Short Disclaimer: I know someone is going to mention TOU, or policies about copying / reusing data on a site.... Seeing as though I'm doing nothing other than representing the data already publically available, and not distributing it. I don't see how this would be any different than a custom coded web browser. Any discussion / comments on this is also welcome. I just want to avoid anyone accusing me of deliberately trying to get around a terms of use, like google search parsing for example... also, if newegg happens to have a publicly available API that I don't know about, but you do, that would be awesome to mention...
In the end I may end up having to parse HTML code... I've done it for other websites before, its just a pain and I'm curious if there's a better way.
Edit: As I'm searching on the subject I've found that Newegg has a JSON backend http://www.ows.newegg.com/, as described on http://www.bemasher.net/archives/1002...
so far, I've only found product information, no comment data. Still researching if this is available through this source or elsewhere.
If you've read any of my former posts, you'll know I'm by no means new to VB or .net, however I do usually stay closer to simpler programs and solutions to problems.

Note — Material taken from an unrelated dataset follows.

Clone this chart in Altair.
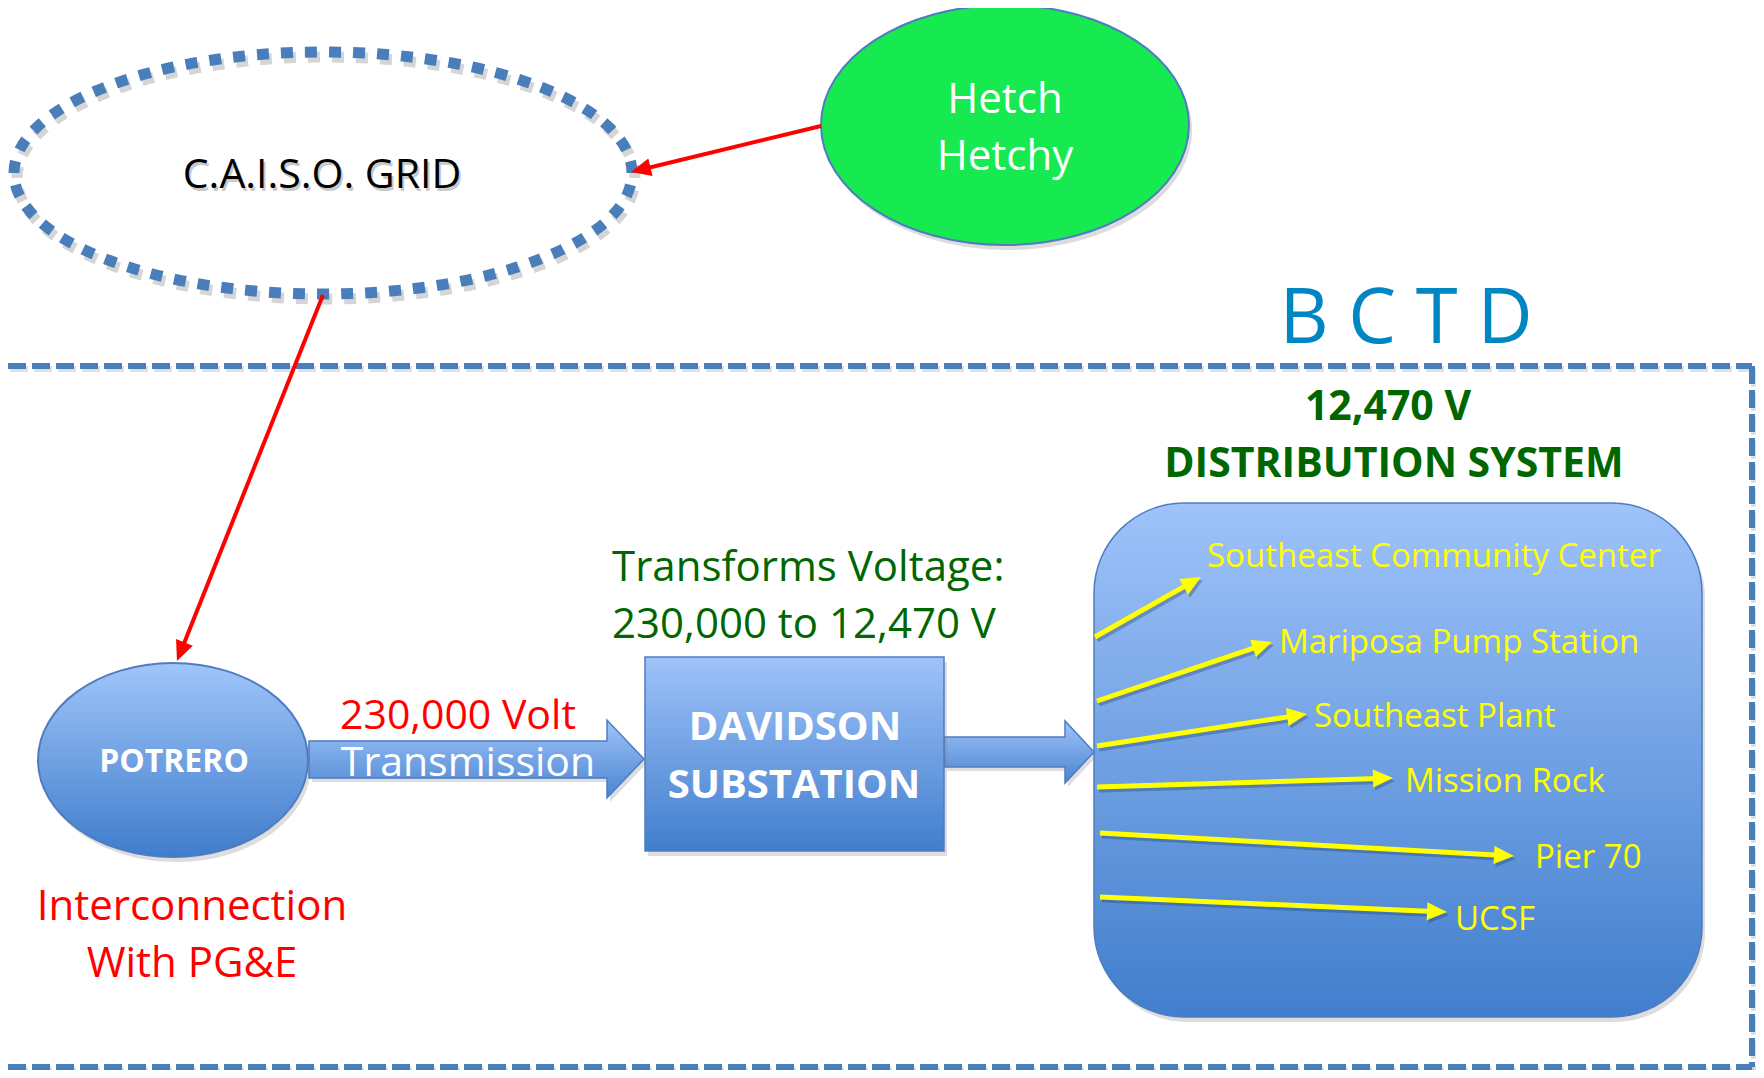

To understand the reason for this project, I think its right that I share a little about myself. I'm a younger, computer savvy, yet uneducated guy. I've wanted to get into the computer business for a while, but given lack of exprience I've been stuck in sales, specifically cell phones. Over the past two years, although I'm much more knowlegable about phones, My computer knowlege has started to stagnate. As I'm now looking to migrate to a more computer-centric career, I'm looking at different ways to increase my knowledge. I'm going to be researching a lot on computer hardware on a site like newegg.com, but that's a lot of reading, and as anyone who's programmed before would know... there's always a better way.
That said here's my goal in the form of steps:
- Figure out how to access neweggs comment stream
- Download this data...
- ...into some kind of data structure in .net
- parse the data for keywords and word combinations
- congregate this information into a useful information
- read and learn from this useful information
in this list:
2. I can probably find resources for
3. I can figure out, most likley
4. is something I do for fun all the time
5. is part of #4
6. is my goal
The problem here is #1. When I display a page on newegg, the comments are generated / grabbed from another resource. I'm curious if its possible to tap that underlying resource and bypass the middleman (the generated webpage) for the sake of getting clean data (rather than parsing html with mixed scripts / xml / whatever else is powering the internet these days).
Although this specific question isn't at all about VB.net, I have no idea how the underlying structure to a website works, and wouldn't know where to begin to even find this information. I'm hoping there will be an awesome developer here who's had to do something resembling this in the past, or whom may just happen to have or know someone with knowledge on this type of thing.
Short Disclaimer: I know someone is going to mention TOU, or policies about copying / reusing data on a site.... Seeing as though I'm doing nothing other than representing the data already publically available, and not distributing it. I don't see how this would be any different than a custom coded web browser. Any discussion / comments on this is also welcome. I just want to avoid anyone accusing me of deliberately trying to get around a terms of use, like google search parsing for example... also, if newegg happens to have a publicly available API that I don't know about, but you do, that would be awesome to mention...
In the end I may end up having to parse HTML code... I've done it for other websites before, its just a pain and I'm curious if there's a better way.
Edit: As I'm searching on the subject I've found that Newegg has a JSON backend http://www.ows.newegg.com/, as described on http://www.bemasher.net/archives/1002...
so far, I've only found product information, no comment data. Still researching if this is available through this source or elsewhere.